Dataset extract:
+ + + + + + +
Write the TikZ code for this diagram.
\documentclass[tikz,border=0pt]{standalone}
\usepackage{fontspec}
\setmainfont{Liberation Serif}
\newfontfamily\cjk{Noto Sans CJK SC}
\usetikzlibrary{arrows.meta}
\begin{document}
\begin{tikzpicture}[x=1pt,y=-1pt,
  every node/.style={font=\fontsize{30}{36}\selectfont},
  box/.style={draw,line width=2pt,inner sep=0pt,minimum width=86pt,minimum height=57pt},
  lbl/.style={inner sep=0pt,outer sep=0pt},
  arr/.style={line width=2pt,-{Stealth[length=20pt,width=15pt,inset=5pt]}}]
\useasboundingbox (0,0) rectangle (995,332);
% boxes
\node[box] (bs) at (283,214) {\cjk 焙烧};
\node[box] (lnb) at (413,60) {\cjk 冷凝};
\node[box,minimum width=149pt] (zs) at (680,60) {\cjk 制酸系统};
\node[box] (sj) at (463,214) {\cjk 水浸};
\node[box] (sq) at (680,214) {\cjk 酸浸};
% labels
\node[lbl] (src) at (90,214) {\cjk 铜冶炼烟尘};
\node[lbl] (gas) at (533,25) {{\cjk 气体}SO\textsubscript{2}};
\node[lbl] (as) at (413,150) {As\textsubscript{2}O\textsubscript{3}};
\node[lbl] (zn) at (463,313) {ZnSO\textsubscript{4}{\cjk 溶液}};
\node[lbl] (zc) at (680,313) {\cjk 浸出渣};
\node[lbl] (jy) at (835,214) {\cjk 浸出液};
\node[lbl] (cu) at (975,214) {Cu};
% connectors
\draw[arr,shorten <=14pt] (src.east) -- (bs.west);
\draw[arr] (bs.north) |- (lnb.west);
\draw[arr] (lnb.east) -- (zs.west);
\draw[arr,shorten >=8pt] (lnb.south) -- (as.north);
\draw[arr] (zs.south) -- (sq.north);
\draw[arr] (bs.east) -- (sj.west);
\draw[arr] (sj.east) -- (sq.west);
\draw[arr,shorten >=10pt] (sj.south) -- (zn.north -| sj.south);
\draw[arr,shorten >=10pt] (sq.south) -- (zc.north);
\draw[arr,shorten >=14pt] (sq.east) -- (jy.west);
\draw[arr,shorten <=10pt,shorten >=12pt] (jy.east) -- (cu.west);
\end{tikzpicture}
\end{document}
+ + + + + + +
Challenge: Your task is to reproduce the whole listing exactly.

Task answer:
Write the TikZ code for this diagram.
\documentclass[tikz,border=0pt]{standalone}
\usepackage{fontspec}
\setmainfont{Liberation Serif}
\newfontfamily\cjk{Noto Sans CJK SC}
\usetikzlibrary{arrows.meta}
\begin{document}
\begin{tikzpicture}[x=1pt,y=-1pt,
  every node/.style={font=\fontsize{30}{36}\selectfont},
  box/.style={draw,line width=2pt,inner sep=0pt,minimum width=86pt,minimum height=57pt},
  lbl/.style={inner sep=0pt,outer sep=0pt},
  arr/.style={line width=2pt,-{Stealth[length=20pt,width=15pt,inset=5pt]}}]
\useasboundingbox (0,0) rectangle (995,332);
% boxes
\node[box] (bs) at (283,214) {\cjk 焙烧};
\node[box] (lnb) at (413,60) {\cjk 冷凝};
\node[box,minimum width=149pt] (zs) at (680,60) {\cjk 制酸系统};
\node[box] (sj) at (463,214) {\cjk 水浸};
\node[box] (sq) at (680,214) {\cjk 酸浸};
% labels
\node[lbl] (src) at (90,214) {\cjk 铜冶炼烟尘};
\node[lbl] (gas) at (533,25) {{\cjk 气体}SO\textsubscript{2}};
\node[lbl] (as) at (413,150) {As\textsubscript{2}O\textsubscript{3}};
\node[lbl] (zn) at (463,313) {ZnSO\textsubscript{4}{\cjk 溶液}};
\node[lbl] (zc) at (680,313) {\cjk 浸出渣};
\node[lbl] (jy) at (835,214) {\cjk 浸出液};
\node[lbl] (cu) at (975,214) {Cu};
% connectors
\draw[arr,shorten <=14pt] (src.east) -- (bs.west);
\draw[arr] (bs.north) |- (lnb.west);
\draw[arr] (lnb.east) -- (zs.west);
\draw[arr,shorten >=8pt] (lnb.south) -- (as.north);
\draw[arr] (zs.south) -- (sq.north);
\draw[arr] (bs.east) -- (sj.west);
\draw[arr] (sj.east) -- (sq.west);
\draw[arr,shorten >=10pt] (sj.south) -- (zn.north -| sj.south);
\draw[arr,shorten >=10pt] (sq.south) -- (zc.north);
\draw[arr,shorten >=14pt] (sq.east) -- (jy.west);
\draw[arr,shorten <=10pt,shorten >=12pt] (jy.east) -- (cu.west);
\end{tikzpicture}
\end{document}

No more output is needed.